*SHORT TASK*:
Repeat every record below exactly as it appears.

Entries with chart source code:
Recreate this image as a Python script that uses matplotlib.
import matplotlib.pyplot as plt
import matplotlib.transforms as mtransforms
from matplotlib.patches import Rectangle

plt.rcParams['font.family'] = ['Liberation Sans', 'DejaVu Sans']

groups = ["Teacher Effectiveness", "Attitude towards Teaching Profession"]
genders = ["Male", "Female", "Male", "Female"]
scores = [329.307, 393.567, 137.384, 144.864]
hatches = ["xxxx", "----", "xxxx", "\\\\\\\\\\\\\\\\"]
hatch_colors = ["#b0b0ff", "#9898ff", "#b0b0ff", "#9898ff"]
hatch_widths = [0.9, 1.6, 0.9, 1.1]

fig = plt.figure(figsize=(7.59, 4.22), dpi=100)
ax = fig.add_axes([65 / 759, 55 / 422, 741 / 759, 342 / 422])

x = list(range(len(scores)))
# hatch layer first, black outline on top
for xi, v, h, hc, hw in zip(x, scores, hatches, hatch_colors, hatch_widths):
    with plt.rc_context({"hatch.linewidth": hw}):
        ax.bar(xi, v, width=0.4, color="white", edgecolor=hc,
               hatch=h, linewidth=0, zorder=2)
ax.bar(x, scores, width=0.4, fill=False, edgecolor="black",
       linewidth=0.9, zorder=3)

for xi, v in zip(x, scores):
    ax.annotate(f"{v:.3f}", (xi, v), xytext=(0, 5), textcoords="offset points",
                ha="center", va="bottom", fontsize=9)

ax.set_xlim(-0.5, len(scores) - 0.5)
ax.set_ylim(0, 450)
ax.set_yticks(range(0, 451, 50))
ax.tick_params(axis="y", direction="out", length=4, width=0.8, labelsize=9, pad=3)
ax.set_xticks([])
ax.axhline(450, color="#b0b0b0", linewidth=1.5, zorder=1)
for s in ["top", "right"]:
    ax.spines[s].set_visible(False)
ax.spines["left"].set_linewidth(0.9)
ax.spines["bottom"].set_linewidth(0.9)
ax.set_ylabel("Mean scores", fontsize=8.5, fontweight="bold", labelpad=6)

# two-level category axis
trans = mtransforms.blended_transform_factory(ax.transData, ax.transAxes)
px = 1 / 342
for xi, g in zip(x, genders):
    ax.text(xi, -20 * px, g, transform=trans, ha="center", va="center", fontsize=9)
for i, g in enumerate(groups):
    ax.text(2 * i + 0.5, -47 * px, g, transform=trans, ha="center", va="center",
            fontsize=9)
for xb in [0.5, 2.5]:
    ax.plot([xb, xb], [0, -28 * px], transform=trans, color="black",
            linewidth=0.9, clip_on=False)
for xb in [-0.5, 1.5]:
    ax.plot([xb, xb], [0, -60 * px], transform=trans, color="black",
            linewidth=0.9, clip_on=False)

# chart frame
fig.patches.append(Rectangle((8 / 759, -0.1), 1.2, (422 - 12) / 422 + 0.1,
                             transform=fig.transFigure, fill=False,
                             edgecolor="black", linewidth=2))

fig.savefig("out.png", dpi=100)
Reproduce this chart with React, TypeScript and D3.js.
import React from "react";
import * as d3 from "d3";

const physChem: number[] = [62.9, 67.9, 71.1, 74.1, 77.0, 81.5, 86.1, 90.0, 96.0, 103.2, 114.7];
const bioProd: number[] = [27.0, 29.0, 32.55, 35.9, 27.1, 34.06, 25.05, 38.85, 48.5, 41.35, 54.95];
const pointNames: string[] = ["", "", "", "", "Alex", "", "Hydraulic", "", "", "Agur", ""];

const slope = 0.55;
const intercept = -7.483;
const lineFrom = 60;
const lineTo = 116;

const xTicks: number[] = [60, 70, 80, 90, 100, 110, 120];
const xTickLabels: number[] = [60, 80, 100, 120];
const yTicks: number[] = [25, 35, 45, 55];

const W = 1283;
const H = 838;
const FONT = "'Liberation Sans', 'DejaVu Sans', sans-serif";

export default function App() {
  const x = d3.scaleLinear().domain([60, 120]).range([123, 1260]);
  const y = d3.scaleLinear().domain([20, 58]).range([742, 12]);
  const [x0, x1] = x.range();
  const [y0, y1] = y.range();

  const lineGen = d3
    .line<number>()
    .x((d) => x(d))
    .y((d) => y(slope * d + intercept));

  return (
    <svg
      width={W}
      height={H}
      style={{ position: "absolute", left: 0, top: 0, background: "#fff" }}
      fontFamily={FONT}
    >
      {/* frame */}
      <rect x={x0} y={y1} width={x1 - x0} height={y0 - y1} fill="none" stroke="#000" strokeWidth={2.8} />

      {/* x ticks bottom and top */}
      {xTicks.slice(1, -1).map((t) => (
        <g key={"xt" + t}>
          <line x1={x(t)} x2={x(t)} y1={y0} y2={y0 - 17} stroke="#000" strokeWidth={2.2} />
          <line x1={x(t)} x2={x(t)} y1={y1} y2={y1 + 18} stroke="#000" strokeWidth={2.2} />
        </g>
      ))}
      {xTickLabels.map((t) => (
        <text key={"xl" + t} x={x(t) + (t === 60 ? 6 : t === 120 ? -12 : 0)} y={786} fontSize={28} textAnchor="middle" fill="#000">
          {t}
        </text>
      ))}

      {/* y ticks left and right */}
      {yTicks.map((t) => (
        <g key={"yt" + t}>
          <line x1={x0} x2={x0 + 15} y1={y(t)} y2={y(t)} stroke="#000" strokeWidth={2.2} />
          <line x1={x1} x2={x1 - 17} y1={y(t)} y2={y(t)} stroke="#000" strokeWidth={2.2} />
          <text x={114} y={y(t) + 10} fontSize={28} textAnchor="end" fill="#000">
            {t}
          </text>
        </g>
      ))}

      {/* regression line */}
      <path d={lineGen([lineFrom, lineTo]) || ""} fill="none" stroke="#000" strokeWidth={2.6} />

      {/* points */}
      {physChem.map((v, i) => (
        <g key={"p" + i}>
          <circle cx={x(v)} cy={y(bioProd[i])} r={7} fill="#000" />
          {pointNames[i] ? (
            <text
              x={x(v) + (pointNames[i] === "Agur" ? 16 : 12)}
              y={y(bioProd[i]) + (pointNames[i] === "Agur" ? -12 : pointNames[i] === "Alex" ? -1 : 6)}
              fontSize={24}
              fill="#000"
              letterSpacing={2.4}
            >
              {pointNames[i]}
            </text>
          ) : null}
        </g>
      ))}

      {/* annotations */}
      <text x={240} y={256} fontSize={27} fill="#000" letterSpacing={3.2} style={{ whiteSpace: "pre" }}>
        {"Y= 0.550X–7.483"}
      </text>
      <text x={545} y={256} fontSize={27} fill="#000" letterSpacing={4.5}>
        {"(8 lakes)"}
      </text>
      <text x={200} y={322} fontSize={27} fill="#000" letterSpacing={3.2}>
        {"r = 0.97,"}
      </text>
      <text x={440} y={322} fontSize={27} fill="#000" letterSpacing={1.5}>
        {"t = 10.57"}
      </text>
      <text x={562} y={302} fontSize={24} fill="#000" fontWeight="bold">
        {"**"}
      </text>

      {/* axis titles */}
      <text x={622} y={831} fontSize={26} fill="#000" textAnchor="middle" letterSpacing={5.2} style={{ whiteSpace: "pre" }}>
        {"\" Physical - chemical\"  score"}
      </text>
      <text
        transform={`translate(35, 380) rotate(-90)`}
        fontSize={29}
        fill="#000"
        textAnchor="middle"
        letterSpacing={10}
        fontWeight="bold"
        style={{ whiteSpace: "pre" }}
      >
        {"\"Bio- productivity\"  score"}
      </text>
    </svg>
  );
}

*TASK RESPONSE*:
Recreate this image as a Python script that uses matplotlib.
import matplotlib.pyplot as plt
import matplotlib.transforms as mtransforms
from matplotlib.patches import Rectangle

plt.rcParams['font.family'] = ['Liberation Sans', 'DejaVu Sans']

groups = ["Teacher Effectiveness", "Attitude towards Teaching Profession"]
genders = ["Male", "Female", "Male", "Female"]
scores = [329.307, 393.567, 137.384, 144.864]
hatches = ["xxxx", "----", "xxxx", "\\\\\\\\\\\\\\\\"]
hatch_colors = ["#b0b0ff", "#9898ff", "#b0b0ff", "#9898ff"]
hatch_widths = [0.9, 1.6, 0.9, 1.1]

fig = plt.figure(figsize=(7.59, 4.22), dpi=100)
ax = fig.add_axes([65 / 759, 55 / 422, 741 / 759, 342 / 422])

x = list(range(len(scores)))
# hatch layer first, black outline on top
for xi, v, h, hc, hw in zip(x, scores, hatches, hatch_colors, hatch_widths):
    with plt.rc_context({"hatch.linewidth": hw}):
        ax.bar(xi, v, width=0.4, color="white", edgecolor=hc,
               hatch=h, linewidth=0, zorder=2)
ax.bar(x, scores, width=0.4, fill=False, edgecolor="black",
       linewidth=0.9, zorder=3)

for xi, v in zip(x, scores):
    ax.annotate(f"{v:.3f}", (xi, v), xytext=(0, 5), textcoords="offset points",
                ha="center", va="bottom", fontsize=9)

ax.set_xlim(-0.5, len(scores) - 0.5)
ax.set_ylim(0, 450)
ax.set_yticks(range(0, 451, 50))
ax.tick_params(axis="y", direction="out", length=4, width=0.8, labelsize=9, pad=3)
ax.set_xticks([])
ax.axhline(450, color="#b0b0b0", linewidth=1.5, zorder=1)
for s in ["top", "right"]:
    ax.spines[s].set_visible(False)
ax.spines["left"].set_linewidth(0.9)
ax.spines["bottom"].set_linewidth(0.9)
ax.set_ylabel("Mean scores", fontsize=8.5, fontweight="bold", labelpad=6)

# two-level category axis
trans = mtransforms.blended_transform_factory(ax.transData, ax.transAxes)
px = 1 / 342
for xi, g in zip(x, genders):
    ax.text(xi, -20 * px, g, transform=trans, ha="center", va="center", fontsize=9)
for i, g in enumerate(groups):
    ax.text(2 * i + 0.5, -47 * px, g, transform=trans, ha="center", va="center",
            fontsize=9)
for xb in [0.5, 2.5]:
    ax.plot([xb, xb], [0, -28 * px], transform=trans, color="black",
            linewidth=0.9, clip_on=False)
for xb in [-0.5, 1.5]:
    ax.plot([xb, xb], [0, -60 * px], transform=trans, color="black",
            linewidth=0.9, clip_on=False)

# chart frame
fig.patches.append(Rectangle((8 / 759, -0.1), 1.2, (422 - 12) / 422 + 0.1,
                             transform=fig.transFigure, fill=False,
                             edgecolor="black", linewidth=2))

fig.savefig("out.png", dpi=100)
Reproduce this chart with React, TypeScript and D3.js.
import React from "react";
import * as d3 from "d3";

const physChem: number[] = [62.9, 67.9, 71.1, 74.1, 77.0, 81.5, 86.1, 90.0, 96.0, 103.2, 114.7];
const bioProd: number[] = [27.0, 29.0, 32.55, 35.9, 27.1, 34.06, 25.05, 38.85, 48.5, 41.35, 54.95];
const pointNames: string[] = ["", "", "", "", "Alex", "", "Hydraulic", "", "", "Agur", ""];

const slope = 0.55;
const intercept = -7.483;
const lineFrom = 60;
const lineTo = 116;

const xTicks: number[] = [60, 70, 80, 90, 100, 110, 120];
const xTickLabels: number[] = [60, 80, 100, 120];
const yTicks: number[] = [25, 35, 45, 55];

const W = 1283;
const H = 838;
const FONT = "'Liberation Sans', 'DejaVu Sans', sans-serif";

export default function App() {
  const x = d3.scaleLinear().domain([60, 120]).range([123, 1260]);
  const y = d3.scaleLinear().domain([20, 58]).range([742, 12]);
  const [x0, x1] = x.range();
  const [y0, y1] = y.range();

  const lineGen = d3
    .line<number>()
    .x((d) => x(d))
    .y((d) => y(slope * d + intercept));

  return (
    <svg
      width={W}
      height={H}
      style={{ position: "absolute", left: 0, top: 0, background: "#fff" }}
      fontFamily={FONT}
    >
      {/* frame */}
      <rect x={x0} y={y1} width={x1 - x0} height={y0 - y1} fill="none" stroke="#000" strokeWidth={2.8} />

      {/* x ticks bottom and top */}
      {xTicks.slice(1, -1).map((t) => (
        <g key={"xt" + t}>
          <line x1={x(t)} x2={x(t)} y1={y0} y2={y0 - 17} stroke="#000" strokeWidth={2.2} />
          <line x1={x(t)} x2={x(t)} y1={y1} y2={y1 + 18} stroke="#000" strokeWidth={2.2} />
        </g>
      ))}
      {xTickLabels.map((t) => (
        <text key={"xl" + t} x={x(t) + (t === 60 ? 6 : t === 120 ? -12 : 0)} y={786} fontSize={28} textAnchor="middle" fill="#000">
          {t}
        </text>
      ))}

      {/* y ticks left and right */}
      {yTicks.map((t) => (
        <g key={"yt" + t}>
          <line x1={x0} x2={x0 + 15} y1={y(t)} y2={y(t)} stroke="#000" strokeWidth={2.2} />
          <line x1={x1} x2={x1 - 17} y1={y(t)} y2={y(t)} stroke="#000" strokeWidth={2.2} />
          <text x={114} y={y(t) + 10} fontSize={28} textAnchor="end" fill="#000">
            {t}
          </text>
        </g>
      ))}

      {/* regression line */}
      <path d={lineGen([lineFrom, lineTo]) || ""} fill="none" stroke="#000" strokeWidth={2.6} />

      {/* points */}
      {physChem.map((v, i) => (
        <g key={"p" + i}>
          <circle cx={x(v)} cy={y(bioProd[i])} r={7} fill="#000" />
          {pointNames[i] ? (
            <text
              x={x(v) + (pointNames[i] === "Agur" ? 16 : 12)}
              y={y(bioProd[i]) + (pointNames[i] === "Agur" ? -12 : pointNames[i] === "Alex" ? -1 : 6)}
              fontSize={24}
              fill="#000"
              letterSpacing={2.4}
            >
              {pointNames[i]}
            </text>
          ) : null}
        </g>
      ))}

      {/* annotations */}
      <text x={240} y={256} fontSize={27} fill="#000" letterSpacing={3.2} style={{ whiteSpace: "pre" }}>
        {"Y= 0.550X–7.483"}
      </text>
      <text x={545} y={256} fontSize={27} fill="#000" letterSpacing={4.5}>
        {"(8 lakes)"}
      </text>
      <text x={200} y={322} fontSize={27} fill="#000" letterSpacing={3.2}>
        {"r = 0.97,"}
      </text>
      <text x={440} y={322} fontSize={27} fill="#000" letterSpacing={1.5}>
        {"t = 10.57"}
      </text>
      <text x={562} y={302} fontSize={24} fill="#000" fontWeight="bold">
        {"**"}
      </text>

      {/* axis titles */}
      <text x={622} y={831} fontSize={26} fill="#000" textAnchor="middle" letterSpacing={5.2} style={{ whiteSpace: "pre" }}>
        {"\" Physical - chemical\"  score"}
      </text>
      <text
        transform={`translate(35, 380) rotate(-90)`}
        fontSize={29}
        fill="#000"
        textAnchor="middle"
        letterSpacing={10}
        fontWeight="bold"
        style={{ whiteSpace: "pre" }}
      >
        {"\"Bio- productivity\"  score"}
      </text>
    </svg>
  );
}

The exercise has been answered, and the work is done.